Tim O'Leary: Sure. Happy to do that, Jacob. Yes, so if you think about the revenue and our split obviously, there is transaction volume, right Bankcard volumes, right, that's going to be what we consider reoccurring but it's not in our recurring gross profit numbers that I quoted, right? So within the recurring aspect we have, we have monthly subscription fees and monthly fees that we earn on a regular basis right and those are not transaction dependent or volume dependent. We have the income on the permissible investments, that's not volume or transaction dependent. And then we have other fees that we generate on a monthly basis from merchants and resellers as well as within the enterprise segment. So there's a number of different aspects of that that are very subscription-like, as you think about the software we deploy and the way we earn revenue across the business.

Jacob Stephan: Okay. Got it. That's helpful. And then obviously, it's over a year here since you guys acquired Plastiq. I'm just curious do you see any kind of seasonality factoring into the back half of the year with the Plastiq?

Tim O'Leary: Not as much seasonality. I think what you do see is that – from quarter-to-quarter you may have some larger enterprise customers come in and contribute some meaningful volume. That volume tends to come through at obviously a little bit lower margin given the scale of those customers. And that's – it's a little harder to predict. But I think we continue to expect those types of customers to use the Plastiq product offering and continue to contribute to the back half of the year. But not as much seasonality as much as there's maybe some timing differences with some of those larger customers.

Jacob Stephan: Okay. And obviously, nice to see the progress on the balance sheet in Q2 here. You took out the majority of the preferred but obviously, the cash balance and revolver, the $70 million revolver isn't quite enough to take out the remaining. But I'm curious, how you're thinking about kind of the remaining $106 million of preferred?
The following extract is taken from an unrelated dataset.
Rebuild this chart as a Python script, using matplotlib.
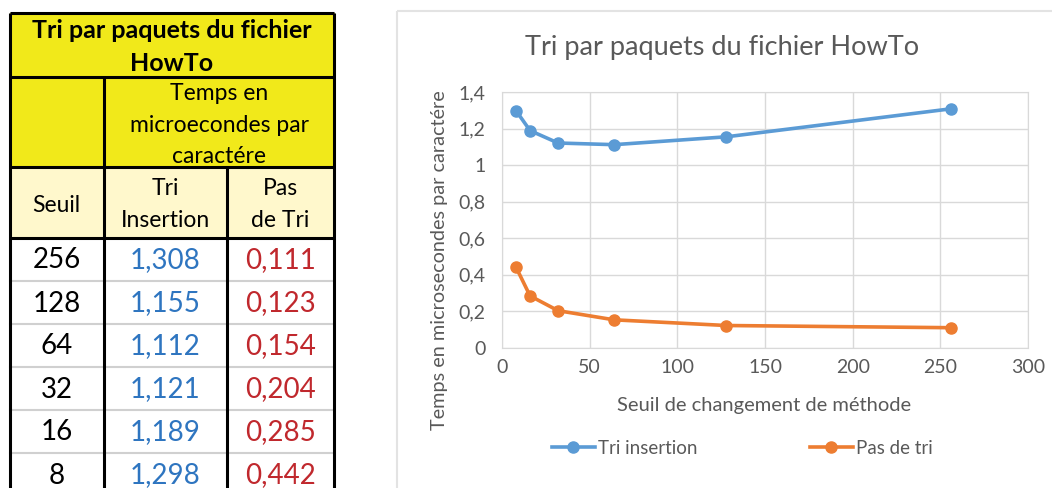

Tim O'Leary: Yes. We'll continue to evaluate the balance sheet. And obviously, we look at a lot of different uses of capital, whether it's thinking about acquisitions to grow inorganically or investing in the business to grow organically. We'll also look at the preferred equities and other use of capital. When we did the recapitalization, we closed at roughly 4.5 times leverage, we're already down below 4.25 at the end of this quarter. So we've already seen a quarter turn of deleveraging just intra-quarter with EBITDA growth. If you just take the numbers for the balance of the year and if you just assume the midpoint of EBITDA guidance and assume we don't pay down another $1 of debt from here to the end of the year, you'll be closer to four time leverage. So you can start to do the math to figure out the capacity you have to address the rest of the balance sheet.

Jacob Stephan: Okay. Got it. Very helpful. Appreciate it, guys.

Tim O'Leary: Thanks.

Operator: This concludes our question-and-answer session. I would like to turn the conference back over to Tom Priore for any closing remarks.

Tom Priore: All right. Well thank you. First of all, thanks for the questions. And just want to express our appreciation for everyone attending the call and your interest in Priority and the platform we're building for we think is a future of commerce. And we'll get back to executing. So thanks everyone for your time. Hope everyone has a great weekend. Enjoy the rest of the summer.